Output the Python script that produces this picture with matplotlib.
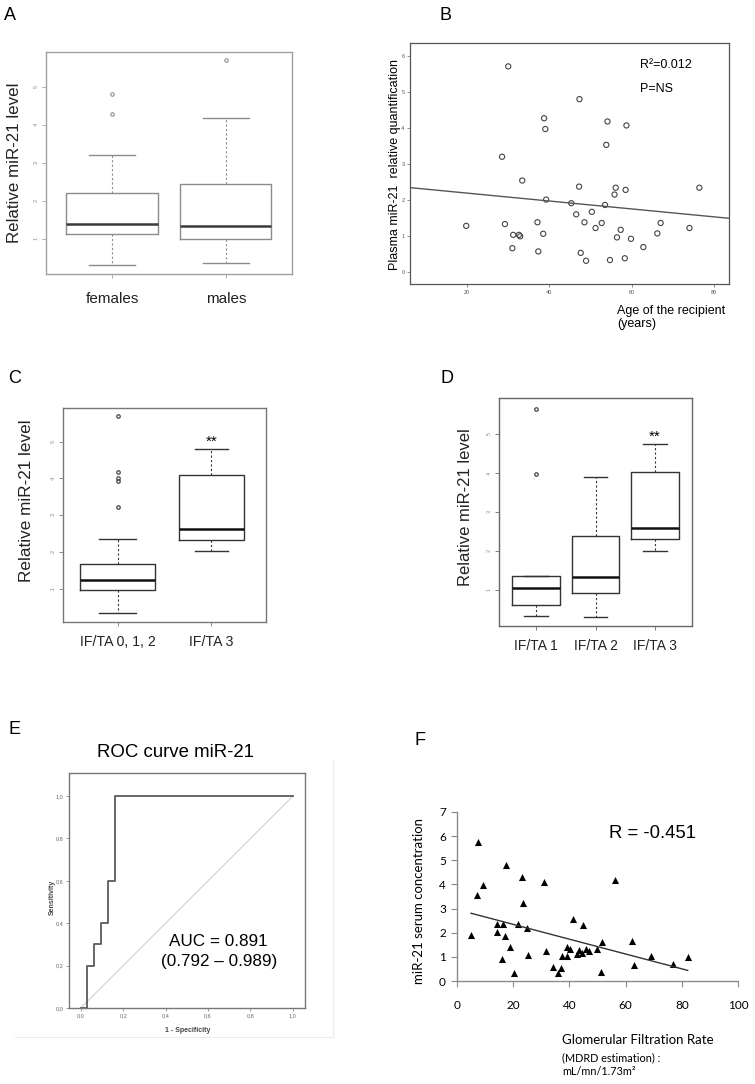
import numpy as np
import matplotlib.pyplot as plt
from matplotlib.lines import Line2D
from matplotlib.ticker import FuncFormatter

plt.rcParams['font.family'] = ['Liberation Sans', 'DejaVu Sans']

# ---- data ----
# A: miR-21 by sex (box summaries)
sex_groups = ["females", "males"]
sex_med = [1.39, 1.33]
sex_q1 = [1.12, 1.01]
sex_q3 = [2.22, 2.46]
sex_lo = [0.31, 0.37]
sex_hi = [3.21, 4.20]
sex_fliers = [[4.81, 4.30], [5.72]]

# B: miR-21 vs recipient age
age = [30.0, 47.3, 38.7, 39.0, 54.1, 58.7, 53.8, 28.5, 33.4, 47.2, 56.1, 76.4,
       55.8, 58.5, 39.2, 45.3, 53.5, 46.5, 50.3, 19.8, 29.2, 37.1, 48.5, 52.7,
       67.0, 74.0, 51.2, 31.2, 32.6, 32.9, 38.5, 57.3, 66.2, 56.4, 59.8, 31.0,
       37.3, 62.8, 47.6, 48.9, 54.7, 58.3]
age_mir = [5.72, 4.81, 4.28, 3.98, 4.19, 4.08, 3.54, 3.21, 2.55, 2.38, 2.35, 2.35,
           2.16, 2.29, 2.02, 1.92, 1.87, 1.61, 1.68, 1.29, 1.34, 1.39, 1.39, 1.37,
           1.37, 1.23, 1.23, 1.04, 1.04, 1.00, 1.07, 1.18, 1.08, 0.97, 0.93, 0.67,
           0.58, 0.70, 0.54, 0.32, 0.34, 0.39]
age_fit = (-0.011, 2.42)  # slope, intercept

# C: IF/TA 0-2 vs 3
c_groups = ["IF/TA 0, 1, 2", "IF/TA 3"]
c_med = [1.24, 2.62]
c_q1 = [0.98, 2.34]
c_q3 = [1.69, 4.08]
c_lo = [0.34, 2.02]
c_hi = [2.36, 4.80]
c_fliers = [[5.70, 4.18, 4.00, 3.94, 3.22], []]
c_widths = [0.8, 0.7]

# D: IF/TA 1, 2, 3
d_groups = ["IF/TA 1", "IF/TA 2", "IF/TA 3"]
d_med = [1.06, 1.33, 2.59]
d_q1 = [0.63, 0.94, 2.32]
d_q3 = [1.36, 2.39, 4.04]
d_lo = [0.34, 0.32, 2.01]
d_hi = [1.37, 3.90, 4.75]
d_fliers = [[5.65, 3.97], [], []]

# E: ROC curve
roc_fpr = [0.0, 0.03, 0.03, 0.065, 0.065, 0.097, 0.097, 0.127, 0.127, 0.16, 0.16, 1.0]
roc_tpr = [0.0, 0.0, 0.2, 0.2, 0.3, 0.3, 0.4, 0.4, 0.6, 0.6, 1.0, 1.0]

# F: miR-21 vs GFR
gfr = [7.5, 17.4, 23.2, 9.1, 30.8, 56.3, 7.2, 23.4, 41.2, 44.9, 14.3, 16.2, 21.8,
       24.9, 5.0, 14.3, 17.0, 18.7, 25.3, 31.8, 15.9, 20.2, 34.3, 36.1, 36.9,
       37.3, 39.1, 39.1, 40.2, 42.6, 43.5, 44.6, 45.9, 46.9, 49.8, 51.5, 51.2,
       62.1, 63.1, 68.9, 77.0, 82.1]
gfr_mir = [5.74, 4.81, 4.30, 3.98, 4.09, 4.20, 3.55, 3.22, 2.56, 2.30, 2.38, 2.38,
           2.38, 2.19, 1.92, 2.02, 1.88, 1.41, 1.09, 1.24, 0.93, 0.35, 0.58, 0.33,
           0.54, 1.05, 1.02, 1.42, 1.34, 1.11, 1.29, 1.16, 1.34, 1.24, 1.34, 1.62,
           0.39, 1.67, 0.68, 1.05, 0.71, 0.98]
gfr_fit = (-0.0307, 2.96)

W, H = 755, 1084
fig = plt.figure(figsize=(W / 100, H / 100), dpi=100)


def add_ax(x0, y0, x1, y1):
    return fig.add_axes([x0 / W, 1 - y1 / H, (x1 - x0) / W, (y1 - y0) / H])


def ftext(x, y, s, **kw):
    return fig.text(x / W, 1 - y / H, s, **kw)


def box_stats(med, q1, q3, lo, hi, fliers):
    return [dict(med=m, q1=a, q3=b, whislo=c, whishi=d, fliers=f)
            for m, a, b, c, d, f in zip(med, q1, q3, lo, hi, fliers)]


def r_boxplot(ax, stats, widths, line, med_color, frame, flier):
    n = len(stats)
    ax.bxp(stats, positions=range(1, n + 1), widths=widths,
           capwidths=[w / 2 for w in widths],
           boxprops=dict(color=line, lw=1.0),
           medianprops=dict(color=med_color, lw=1.8),
           whiskerprops=dict(color=line, lw=0.8, linestyle=(0, (2, 2))),
           capprops=dict(color=line, lw=1.0),
           flierprops=dict(marker='o', markersize=2.5, markerfacecolor='none',
                           markeredgecolor=flier, markeredgewidth=0.9))
    ax.set_xlim(0.5 - 0.04 * n, n + 0.5 + 0.04 * n)
    for s in ax.spines.values():
        s.set_color(frame)
        s.set_linewidth(1.0)
    ax.tick_params(axis='y', direction='out', length=3, width=0.6,
                   color=frame, labelsize=4, labelcolor='#888888',
                   labelrotation=90, pad=2)
    ax.tick_params(axis='x', direction='out', length=3, width=0.6, color=frame)
    ax.set_yticks([1, 2, 3, 4, 5])


# ---------------- A ----------------
axA = add_ax(46, 52, 292, 274)
r_boxplot(axA, box_stats(sex_med, sex_q1, sex_q3, sex_lo, sex_hi, sex_fliers),
          [0.8, 0.8], '#8c8c8c', '#3a3a3a', '#a0a0a0', '#999999')
axA.set_ylim(0.074, 5.93)
axA.set_xticks([1, 2], sex_groups)
axA.tick_params(axis='x', labelsize=11, pad=10, labelcolor='#222222')
axA.set_ylabel("Relative miR-21 level", fontsize=12.2, color='#222222', va='center')
axA.yaxis.set_label_coords((14.5 - 46) / 246, (274 - 163) / 222)
ftext(4, 20, "A", fontsize=13, va='baseline')

# ---------------- B ----------------
axB = add_ax(410, 43, 729, 284)
axB.scatter(age, age_mir, s=14, facecolors='none', edgecolors='#444444', linewidths=0.8)
axB.axline((0, age_fit[1]), slope=age_fit[0], color='#555555', lw=1.0)
axB.set_xlim(6.15, 83.6)
axB.set_ylim(-0.325, 6.37)
axB.set_xticks([20, 40, 60, 80])
axB.set_yticks([0, 1, 2, 3, 4, 5, 6])
axB.tick_params(direction='out', length=2, width=0.5, color='#666666',
                labelsize=4, labelcolor='#555555', pad=2)
for s in axB.spines.values():
    s.set_color('#555555')
    s.set_linewidth(0.9)
axB.text(0.72, 0.91, "R\u00b2=0.012", transform=axB.transAxes, fontsize=9, va='center')
axB.text(0.72, 0.81, "P=NS", transform=axB.transAxes, fontsize=9, va='center')
axB.set_ylabel("Plasma miR-21  relative quantification", fontsize=9, va='center')
axB.yaxis.set_label_coords((395 - 410) / 319, (284 - 164) / 241)
ftext(617, 305, "Age of the recipient\n(years)", fontsize=9, ha='left', va='top',
      linespacing=1.15)
ftext(439, 20, "B", fontsize=13, va='baseline')

# ---------------- C ----------------
axC = add_ax(63, 408, 266, 622)
r_boxplot(axC, box_stats(c_med, c_q1, c_q3, c_lo, c_hi, c_fliers),
          c_widths, '#333333', '#111111', '#777777', '#444444')
axC.set_ylim(0.108, 5.91)
axC.set_xticks([1, 2], c_groups)
axC.tick_params(axis='x', labelsize=10.2, pad=6, labelcolor='#222222')
axC.text(2, 4.99, "**", ha='center', va='center', fontsize=11)
axC.set_ylabel("Relative miR-21 level", fontsize=12.3, color='#222222', va='center')
axC.yaxis.set_label_coords((27 - 63) / 203, (622 - 501) / 214)
ftext(8, 383, "C", fontsize=13, va='baseline')

# ---------------- D ----------------
axD = add_ax(499, 398, 692, 626)
r_boxplot(axD, box_stats(d_med, d_q1, d_q3, d_lo, d_hi, d_fliers),
          [0.8, 0.8, 0.8], '#333333', '#111111', '#666666', '#444444')
axD.set_ylim(0.085, 5.93)
axD.set_xticks([1, 2, 3], d_groups)
axD.tick_params(axis='x', labelsize=10, pad=6, labelcolor='#222222')
axD.text(3, 4.94, "**", ha='center', va='center', fontsize=11)
axD.set_ylabel("Relative miR-21 level", fontsize=12, color='#222222', va='center')
axD.yaxis.set_label_coords((465 - 499) / 193, (626 - 507) / 228)
ftext(441, 383, "D", fontsize=13, va='baseline')

# ---------------- E ----------------
axE = add_ax(69, 773, 305, 1008)
axE.plot([0, 1], [0, 1], color='#cfcfcf', lw=0.8)
axE.plot(roc_fpr, roc_tpr, color='#5a5a5a', lw=1.3)
axE.set_xlim(-0.055, 1.057)
axE.set_ylim(0, 1.109)
ticksE = [0.0, 0.2, 0.4, 0.6, 0.8, 1.0]
axE.set_xticks(ticksE)
axE.set_yticks(ticksE)
comma = FuncFormatter(lambda v, _: f"{v:.1f}".replace('.', ','))
axE.xaxis.set_major_formatter(comma)
axE.yaxis.set_major_formatter(comma)
axE.tick_params(direction='out', length=2, width=0.5, color='#777777',
                labelsize=4, labelcolor='#666666', pad=2)
for s in axE.spines.values():
    s.set_color('#777777')
    s.set_linewidth(1.0)
axE.set_xlabel("1 - Specificity", fontsize=5, fontweight='bold', color='#444444')
axE.xaxis.set_label_coords((188 - 69) / 236, -(1027 - 1008) / 235)
axE.set_ylabel("Sensitivity", fontsize=5, fontweight='bold', color='#444444', va='center')
axE.yaxis.set_label_coords((52 - 69) / 236, (1008 - 897) / 235)
ftext(175, 757, "ROC curve miR-21", fontsize=13.4, ha='center', va='baseline')
ftext(218, 946, "AUC = 0.891", fontsize=12.3, ha='center', va='baseline')
ftext(219, 966, "(0.792 \u2013 0.989)", fontsize=12.3, ha='center', va='baseline')
fig.add_artist(Line2D([333 / W, 333 / W], [1 - 760 / H, 1 - 1037 / H],
                      color='#ececec', lw=0.8))
fig.add_artist(Line2D([15 / W, 333 / W], [1 - 1037 / H, 1 - 1037 / H],
                      color='#ececec', lw=0.8))
ftext(8, 734, "E", fontsize=13, va='baseline')

# ---------------- F ----------------
axF = add_ax(457, 812, 738, 981)
axF.scatter(gfr, gfr_mir, marker='^', s=26, color='black', linewidths=0)
xf = np.array([min(gfr), max(gfr)])
axF.plot(xf, gfr_fit[0] * xf + gfr_fit[1], color='#333333', lw=1.0)
axF.set_xlim(0, 100)
axF.set_ylim(0, 7)
axF.set_xticks(range(0, 101, 20))
axF.set_yticks(range(0, 8))
for side in ['top', 'right']:
    axF.spines[side].set_visible(False)
for side in ['left', 'bottom']:
    axF.spines[side].set_color('#8a8a8a')
    axF.spines[side].set_linewidth(1.0)
axF.tick_params(direction='out', length=4, width=0.8, color='#8a8a8a')
axF.tick_params(axis='y', labelsize=8.5, pad=4)
axF.tick_params(axis='x', labelsize=8.5, pad=10)
for lab in axF.get_xticklabels() + axF.get_yticklabels():
    lab.set_family(['Lato', 'DejaVu Sans'])
axF.text(0.54, 0.87, "R = -0.451", transform=axF.transAxes, fontsize=13.3, va='center')
axF.set_ylabel("miR-21 serum concentration", fontsize=9.5, family=['Lato', 'DejaVu Sans'],
               va='center')
axF.yaxis.set_label_coords((419 - 457) / 281, (981 - 901) / 169)
ftext(562, 1044, "Glomerular Filtration Rate", fontsize=9.5, ha='left', va='baseline',
      family=['Lato', 'DejaVu Sans'])
ftext(562, 1061.5, "(MDRD estimation) :", fontsize=7.8, ha='left', va='baseline',
      family=['Lato', 'DejaVu Sans'])
ftext(562, 1075, "mL/mn/1.73m\u00b2", fontsize=7.8, ha='left', va='baseline',
      family=['Lato', 'DejaVu Sans'])
ftext(415, 745, "F", fontsize=13, va='baseline')

fig.savefig("out.png", dpi=100)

DIRECTIONS: Working from the listing above, pick out every line that has "matplotlib" and copy it.

WRITTEN SOLUTION:
Output the Python script that produces this picture with matplotlib.
import matplotlib.pyplot as plt
from matplotlib.lines import Line2D
from matplotlib.ticker import FuncFormatter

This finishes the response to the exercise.